Voilà la raison première de notre présence parmi vous, 15 ans seulement après votre affranchissement d'une tutelle dont la quête vous avait tenu en haleine.

Il convient toutefois de constater que l'élan de cette réunification continentale qui a permis l'entrée dans l'Union – d'aucuns diront à marche forcée, de cinq pays d'Europe centrale et de trois pays baltes - s'est incontestablement ralenti.

Les campagnes de ratification du "projet de traité constitutionnel" ont mis en évidence des méfiances ancestrales, nourries à partir d'un sentiment diffus de peur:

  • qu'il s'agit de l'afflux incontrôlé d'immigrés à la recherche d'un emploi;
  • qu'il s'agit des délocalisations d'entreprises;
  • qu'il s'agit de la survie de la notion des services publics pour ne prendre que quelques exemples.

Nos citoyens sont incontestablement perturbés.

Nous savons pourtant que la peur est toujours mauvaise conseillère: elle empêche toute avancée au niveau de l'intégration si essentielle pour faire face aux défis actuels que sont l'interdépendance, la globalisation, la sécurité, la solidarité et le développement durable.

Chacun reconnaît aujourd'hui que la mondialisation constitue pour l'Europe un défi qu'un ancien ministre des Affaires étrangères français n'a pas hésité de qualifier récemment de "tsunami politique".
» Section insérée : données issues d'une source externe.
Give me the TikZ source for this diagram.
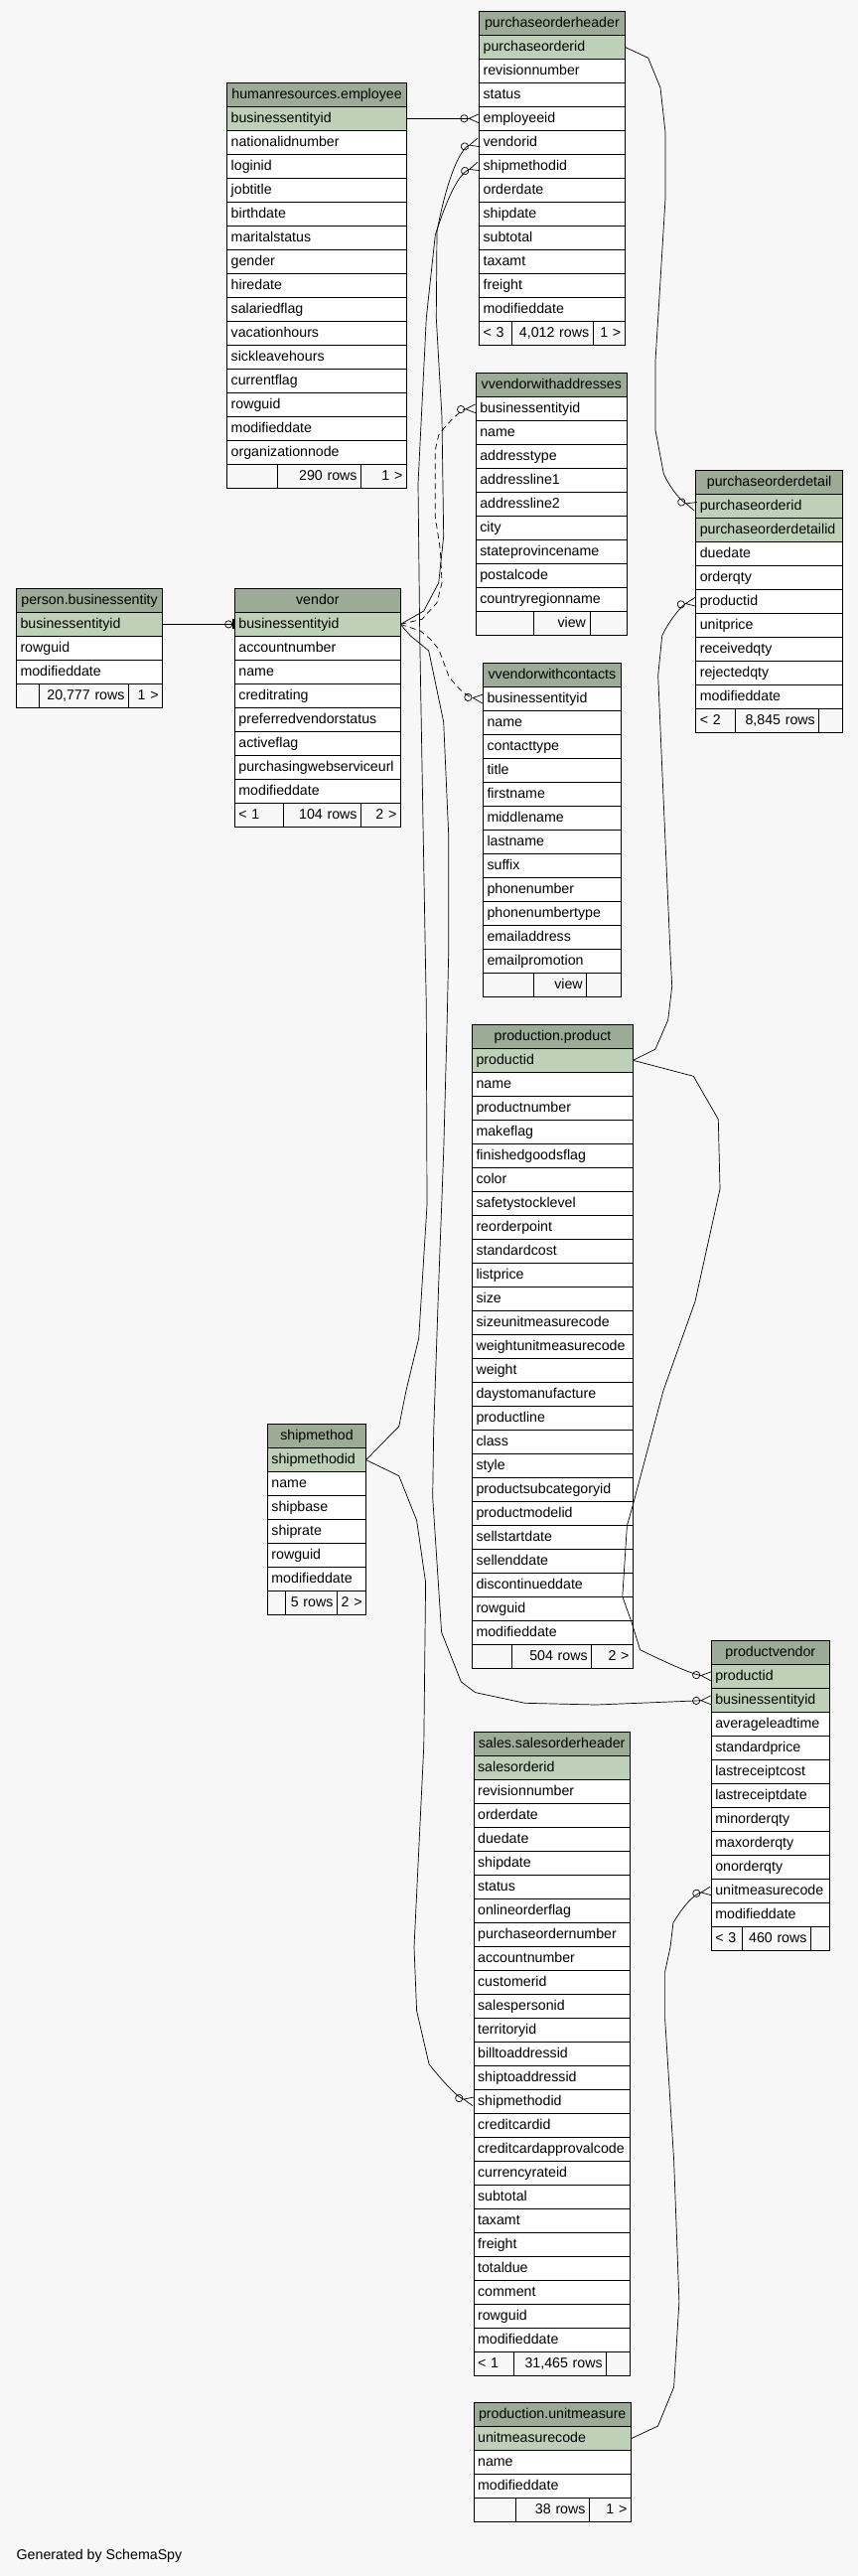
\documentclass[tikz,border=0pt]{standalone}
\usepackage{fontspec}
\setmainfont{Liberation Sans}
\usepackage{tikz}
\usetikzlibrary{positioning, arrows.meta}

\definecolor{bodybg}{HTML}{F7F7F7}
\definecolor{headbg}{HTML}{9BAB96}
\definecolor{keybg}{HTML}{BED1B8}
\newcommand{\tblfont}{\fontsize{14.2pt}{17pt}\selectfont}
\hyphenpenalty=10000
\lefthyphenmin=64

\begin{document}
\begin{tikzpicture}[
        x=1pt, y=-1pt,
        cell/.style={draw, line width=0.9pt, inner xsep=4pt, inner ysep=0pt, outer sep=0pt,
            minimum height=24pt, text height=10.5pt, text depth=3pt, font=\tblfont},
        hdr/.style={cell, fill=headbg, align=center},
        keyfld/.style={cell, fill=keybg, align=left},
        fld/.style={cell, fill=white, align=left},
        footl/.style={cell, fill=bodybg, align=left},
        footr/.style={cell, fill=bodybg, align=right},
        tw/.style={every node/.append style={text width=#1}},
        fk/.style={line width=0.7pt,
            -{Circle[open,length=8pt,width=8pt] Straight Barb[reversed,length=10pt,width=9pt]}},
        fkview/.style={fk, dash pattern=on 6pt off 4pt},
        onefk/.style={line width=0.7pt,
            -{Circle[open,length=8pt,width=8pt] Bar[width=10pt,line width=2.2pt]}}
    ]

    % canvas
    \fill[bodybg] (0,0) rectangle (864,2593);
    \useasboundingbox (0,0) rectangle (864,2593);

    % purchaseorderheader
    \begin{scope}[tw=138.6pt]
        \node[hdr] (poh-0) at (555.9,23.3) {purchaseorderheader};
        \node[keyfld, below=0pt of poh-0] (poh-1) {purchaseorderid};
        \foreach \f [count=\i from 2] in {revisionnumber, status, employeeid, vendorid,
                shipmethodid, orderdate, shipdate, subtotal, taxamt, freight, modifieddate} {
                \pgfmathtruncatemacro\j{\i-1}
                \node[fld, below=0pt of poh-\j] (poh-\i) {\f};
            }
        \node[footl, text width=24.6pt, anchor=north west] (poh-f1) at (poh-12.south west) {< 3};
        \node[footr, text width=74pt, right=0pt of poh-f1] (poh-f2) {4,012 rows};
        \node[footr, text width=24pt, right=0pt of poh-f2] (poh-f3) {1 >};
    \end{scope}

    % humanresources.employee
    \begin{scope}[tw=172.7pt]
        \node[hdr] (emp-0) at (319.05,95.3) {humanresources.employee};
        \node[keyfld, below=0pt of emp-0] (emp-1) {businessentityid};
        \foreach \f [count=\i from 2] in {nationalidnumber, loginid, jobtitle, birthdate,
                maritalstatus, gender, hiredate, salariedflag, vacationhours, sickleavehours,
                currentflag, rowguid, modifieddate, organizationnode} {
                \pgfmathtruncatemacro\j{\i-1}
                \node[fld, below=0pt of emp-\j] (emp-\i) {\f};
            }
        \node[footl, text width=42.6pt, anchor=north west] (emp-f1) at (emp-15.south west) {};
        \node[footr, text width=76.3pt, right=0pt of emp-f1] (emp-f2) {290 rows};
        \node[footr, text width=37.8pt, right=0pt of emp-f2] (emp-f3) {1 >};
    \end{scope}

    % vvendorwithaddresses (view)
    \begin{scope}[tw=144.1pt]
        \node[hdr] (vwa-0) at (555.35,387.3) {vvendorwithaddresses};
        \foreach \f [count=\i] in {businessentityid, name, addresstype, addressline1,
                addressline2, city, stateprovincename, postalcode, countryregionname} {
                \pgfmathtruncatemacro\j{\i-1}
                \node[fld, below=0pt of vwa-\j] (vwa-\i) {\f};
            }
        \node[footl, text width=49.9pt, anchor=north west] (vwa-f1) at (vwa-9.south west) {};
        \node[footr, text width=48.8pt, right=0pt of vwa-f1] (vwa-f2) {view};
        \node[footr, text width=29.4pt, right=0pt of vwa-f2] (vwa-f3) {};
    \end{scope}

    % purchaseorderdetail
    \begin{scope}[tw=139.7pt]
        \node[hdr] (pod-0) at (774.65,485.9) {purchaseorderdetail};
        \node[keyfld, below=0pt of pod-0] (pod-1) {purchaseorderid};
        \node[keyfld, below=0pt of pod-1] (pod-2) {purchaseorderdetailid};
        \foreach \f [count=\i from 3] in {duedate, orderqty, productid, unitprice,
                receivedqty, rejectedqty, modifieddate} {
                \pgfmathtruncatemacro\j{\i-1}
                \node[fld, below=0pt of pod-\j] (pod-\i) {\f};
            }
        \node[footl, text width=31.2pt, anchor=north west] (pod-f1) at (pod-9.south west) {< 2};
        \node[footr, text width=76.8pt, right=0pt of pod-f1] (pod-f2) {8,845 rows};
        \node[footr, text width=15.7pt, right=0pt of pod-f2] (pod-f3) {};
    \end{scope}

    % person.businessentity
    \begin{scope}[tw=139.1pt]
        \node[hdr] (pbe-0) at (90.05,604.4) {person.businessentity};
        \node[keyfld, below=0pt of pbe-0] (pbe-1) {businessentityid};
        \foreach \f [count=\i from 2] in {rowguid, modifieddate} {
                \pgfmathtruncatemacro\j{\i-1}
                \node[fld, below=0pt of pbe-\j] (pbe-\i) {\f};
            }
        \node[footl, text width=15.2pt, anchor=north west] (pbe-f1) at (pbe-3.south west) {};
        \node[footr, text width=81.8pt, right=0pt of pbe-f1] (pbe-f2) {20,777 rows};
        \node[footr, text width=26.1pt, right=0pt of pbe-f2] (pbe-f3) {1 >};
    \end{scope}

    % vendor
    \begin{scope}[tw=158.9pt]
        \node[hdr] (vendor-0) at (319.85,604.4) {vendor};
        \node[keyfld, below=0pt of vendor-0] (vendor-1) {businessentityid};
        \foreach \f [count=\i from 2] in {accountnumber, name, creditrating,
                preferredvendorstatus, activeflag, purchasingwebserviceurl, modifieddate} {
                \pgfmathtruncatemacro\j{\i-1}
                \node[fld, below=0pt of vendor-\j] (vendor-\i) {\f};
            }
        \node[footl, text width=41pt, anchor=north west] (vendor-f1) at (vendor-8.south west) {< 1};
        \node[footr, text width=70.2pt, right=0pt of vendor-f1] (vendor-f2) {104 rows};
        \node[footr, text width=31.7pt, right=0pt of vendor-f2] (vendor-f3) {2 >};
    \end{scope}

    % vvendorwithcontacts (view)
    \begin{scope}[tw=130.8pt]
        \node[hdr] (vwc-0) at (555.9,679.5) {vvendorwithcontacts};
        \foreach \f [count=\i] in {businessentityid, name, contacttype, title, firstname,
                middlename, lastname, suffix, phonenumber, phonenumbertype, emailaddress,
                emailpromotion} {
                \pgfmathtruncatemacro\j{\i-1}
                \node[fld, below=0pt of vwc-\j] (vwc-\i) {\f};
            }
        \node[footl, text width=42.8pt, anchor=north west] (vwc-f1) at (vwc-12.south west) {};
        \node[footr, text width=45.4pt, right=0pt of vwc-f1] (vwc-f2) {view};
        \node[footr, text width=26.6pt, right=0pt of vwc-f2] (vwc-f3) {};
    \end{scope}

    % production.product
    \begin{scope}[tw=154pt]
        \node[hdr] (prod-0) at (556.5,1043.3) {production.product};
        \node[keyfld, below=0pt of prod-0] (prod-1) {productid};
        \foreach \f [count=\i from 2] in {name, productnumber, makeflag, finishedgoodsflag,
                color, safetystocklevel, reorderpoint, standardcost, listprice, size,
                sizeunitmeasurecode, weightunitmeasurecode, weight, daystomanufacture,
                productline, class, style, productsubcategoryid, productmodelid,
                sellstartdate, sellenddate, discontinueddate, rowguid, modifieddate} {
                \pgfmathtruncatemacro\j{\i-1}
                \node[fld, below=0pt of prod-\j] (prod-\i) {\f};
            }
        \node[footl, text width=32pt, anchor=north west] (prod-f1) at (prod-25.south west) {};
        \node[footr, text width=72.2pt, right=0pt of prod-f1] (prod-f2) {504 rows};
        \node[footr, text width=33.8pt, right=0pt of prod-f2] (prod-f3) {2 >};
    \end{scope}

    % shipmethod
    \begin{scope}[tw=91.2pt]
        \node[hdr] (ship-0) at (319,1445.5) {shipmethod};
        \node[keyfld, below=0pt of ship-0] (ship-1) {shipmethodid};
        \foreach \f [count=\i from 2] in {name, shipbase, shiprate, rowguid, modifieddate} {
                \pgfmathtruncatemacro\j{\i-1}
                \node[fld, below=0pt of ship-\j] (ship-\i) {\f};
            }
        \node[footl, text width=10.2pt, anchor=north west] (ship-f1) at (ship-6.south west) {};
        \node[footr, text width=43.8pt, right=0pt of ship-f1] (ship-f2) {5 rows};
        \node[footr, text width=21.2pt, right=0pt of ship-f2] (ship-f3) {2 >};
    \end{scope}

    % productvendor
    \begin{scope}[tw=111pt]
        \node[hdr] (pv-0) at (775.8,1663.3) {productvendor};
        \node[keyfld, below=0pt of pv-0] (pv-1) {productid};
        \node[keyfld, below=0pt of pv-1] (pv-2) {businessentityid};
        \foreach \f [count=\i from 3] in {averageleadtime, standardprice, lastreceiptcost,
                lastreceiptdate, minorderqty, maxorderqty, onorderqty, unitmeasurecode,
                modifieddate} {
                \pgfmathtruncatemacro\j{\i-1}
                \node[fld, below=0pt of pv-\j] (pv-\i) {\f};
            }
        \node[footl, text width=22.8pt, anchor=north west] (pv-f1) at (pv-11.south west) {< 3};
        \node[footr, text width=61.4pt, right=0pt of pv-f1] (pv-f2) {460 rows};
        \node[footr, text width=10.8pt, right=0pt of pv-f2] (pv-f3) {};
    \end{scope}

    % sales.salesorderheader
    \begin{scope}[tw=149.1pt]
        \node[hdr] (soh-0) at (555.65,1755.3) {sales.salesorderheader};
        \node[keyfld, below=0pt of soh-0] (soh-1) {salesorderid};
        \foreach \f [count=\i from 2] in {revisionnumber, orderdate, duedate, shipdate,
                status, onlineorderflag, purchaseordernumber, accountnumber, customerid,
                salespersonid, territoryid, billtoaddressid, shiptoaddressid, shipmethodid,
                creditcardid, creditcardapprovalcode, currencyrateid, subtotal, taxamt,
                freight, totaldue, comment, rowguid, modifieddate} {
                \pgfmathtruncatemacro\j{\i-1}
                \node[fld, below=0pt of soh-\j] (soh-\i) {\f};
            }
        \node[footl, text width=32.4pt, anchor=north west] (soh-f1) at (soh-25.south west) {< 1};
        \node[footr, text width=85.2pt, right=0pt of soh-f1] (soh-f2) {31,465 rows};
        \node[footr, text width=15.5pt, right=0pt of soh-f2] (soh-f3) {};
    \end{scope}

    % production.unitmeasure
    \begin{scope}[tw=150.2pt]
        \node[hdr] (um-0) at (556.2,2430.7) {production.unitmeasure};
        \node[keyfld, below=0pt of um-0] (um-1) {unitmeasurecode};
        \foreach \f [count=\i from 2] in {name, modifieddate} {
                \pgfmathtruncatemacro\j{\i-1}
                \node[fld, below=0pt of um-\j] (um-\i) {\f};
            }
        \node[footl, text width=34.2pt, anchor=north west] (um-f1) at (um-3.south west) {};
        \node[footr, text width=66.2pt, right=0pt of um-f1] (um-f2) {38 rows};
        \node[footr, text width=33.8pt, right=0pt of um-f2] (um-f3) {1 >};
    \end{scope}

    % relationships
    \draw[fk] (emp-1.east) -- (poh-4.west);
    \draw[onefk] (pbe-1.east) -- (vendor-1.west);
    \draw[fk] (vendor-1.east) -- (426.7,615) -- (441.7,586.7) -- (446.7,540) -- (445,420)
        -- (439.3,320) -- (440,233) .. controls (452,170) and (466,148) .. (poh-5.west);
    \draw[fk] (ship-1.east) -- (401.8,1435.7) -- (408.9,1400) -- (421.7,1347) -- (430,1213)
        -- (429.3,1013) -- (428.3,960) -- (422.7,640) -- (421,487) -- (429.3,320)
        -- (438.3,236.7) .. controls (450,200) and (462,174) .. (poh-6.west);
    \draw[fk] (poh-1.east) -- (652.7,58.3) -- (665,88.3) -- (670,133) -- (670,200)
        -- (662.7,320) -- (660,363) -- (660,433) -- (668.3,476.7)
        .. controls (676,494) and (688,506) .. (pod-1.west);
    \draw[fk] (prod-1.east) -- (660,1056) -- (672.7,1026.7) -- (676.7,993) -- (675,960)
        -- (666.7,773) -- (662.7,680) -- (666.7,640)
        .. controls (674,624) and (688,608) .. (pod-5.west);
    \draw[fk] (prod-1.east) -- (698.3,1083.3) -- (723.3,1126.7) -- (725,1196.7) -- (700,1310)
        -- (667.9,1400) -- (637.5,1514.3) -- (631.4,1535.7) -- (626.8,1607) -- (635.7,1632)
        -- (644.6,1660.7) .. controls (680,1678) and (700,1686) .. (pv-1.west);
    \draw[fk] (vendor-1.east) -- (413.3,640) -- (431.7,655) -- (446.7,726.7) -- (451.7,840)
        -- (451.7,960) -- (450,1036.7) -- (446.7,1160) -- (441.7,1293) -- (436.7,1440)
        -- (435.7,1507) -- (444.6,1642.9) -- (464.3,1692.9) -- (478.6,1703.6)
        -- (528.6,1714.3) -- (600,1716) -- (642.9,1714.3) -- (pv-2.west);
    \draw[fk] (ship-1.east) -- (401.8,1485.7) -- (419.6,1530.4) -- (428.6,1592.9)
        -- (426.8,1757) -- (417,1960) -- (419.6,2024) -- (432.1,2077.9)
        .. controls (450,2100) and (462,2112) .. (soh-15.west);
    \draw[fk] (um-1.east) -- (662.5,2442.1) -- (678.6,2402.9) -- (683.9,2317) -- (678.6,2174.3)
        -- (669.6,2031.4) -- (669.6,1985) -- (675,1960) -- (677.9,1935.7)
        .. controls (688,1918) and (700,1906) .. (pv-10.west);
    \draw[fkview] (vendor-1.east) -- (425,623.3) -- (440,606.7) -- (445,586.7) -- (443.3,553)
        -- (438.3,520) -- (438.3,453) -- (441.7,438)
        .. controls (452,424) and (465,412) .. (vwa-1.west);
    \draw[fkview] (vendor-1.east) -- (423.3,635) -- (433.3,643.3) -- (441.7,653.3)
        -- (446.7,666.7) -- (451.7,680) .. controls (460,693) and (472,702) .. (vwc-1.west);

    \node[anchor=west, inner sep=0pt, font=\tblfont] (gen) at (16.5,2573) {Generated by SchemaSpy};

\end{tikzpicture}
\end{document}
Cette angoisse devant l'inconnu et la nouveauté qui nous interpellent exigent un sursaut. Même si notre itinéraire se dirige vers un futur dont pour d'évidentes raisons nous n'apercevons pas la fin, je partage la conviction d'un grand recteur d'une université proche de mon pays: cette conviction tient au constat "que la connaissance du passé fonde une meilleure compréhension du présent, et que celle-ci à son tour éclaire les conditions d'émergence du futur".

On dit que l'histoire est bonne à oublier, mais c'est aussi pour cela qu'elle est bonne à savoir.

Si en définitive notre Europe apparaît comme une mosaïque de cultures et de langues, nous savons aujourd'hui, que cet apparent morcellement recèle des éléments fédérateurs, vecteurs de cohérence et d'unité.  A partir de cette perception, le défi pour nos gouvernements est de remettre le modèle légué par les pères fondateurs sur les rails.

Monsieur le Président,
Excellences, Mesdames, Messieurs,

Un observateur averti a rappelé récemment dans sa chronique que "la question d'Orient" occupait une place importante dans l'histoire européenne.

Elle témoigne à son tour de luttes inexpiables qui ont divisé les peuples du contient, et ce jusque dans les années 1990.

Les efforts de réconciliation entrepris par nous Européens ont eu comme objectif de surmonter ce passé, non à l'oublier.

Avec l'entrée imminente dans l'Union Européenne de la Bulgarie comme de la Roumanie et au lendemain de la réunification historique de 2004, les comptes du 20e siècle sont définitivement soldés.

Excellences, Mesdames, Messieurs,

C'est avec cette conviction que la Grande-Duchesse et moi-même, nous vous invitons à lever votre verre et à boire à la santé du Président de la République et de Madame Parvanova, à la prospérité de la République de Bulgarie, au bonheur de ses citoyens, à l'entente et à l'amitié entre nos deux nations dans un monde pacifique et solidaire.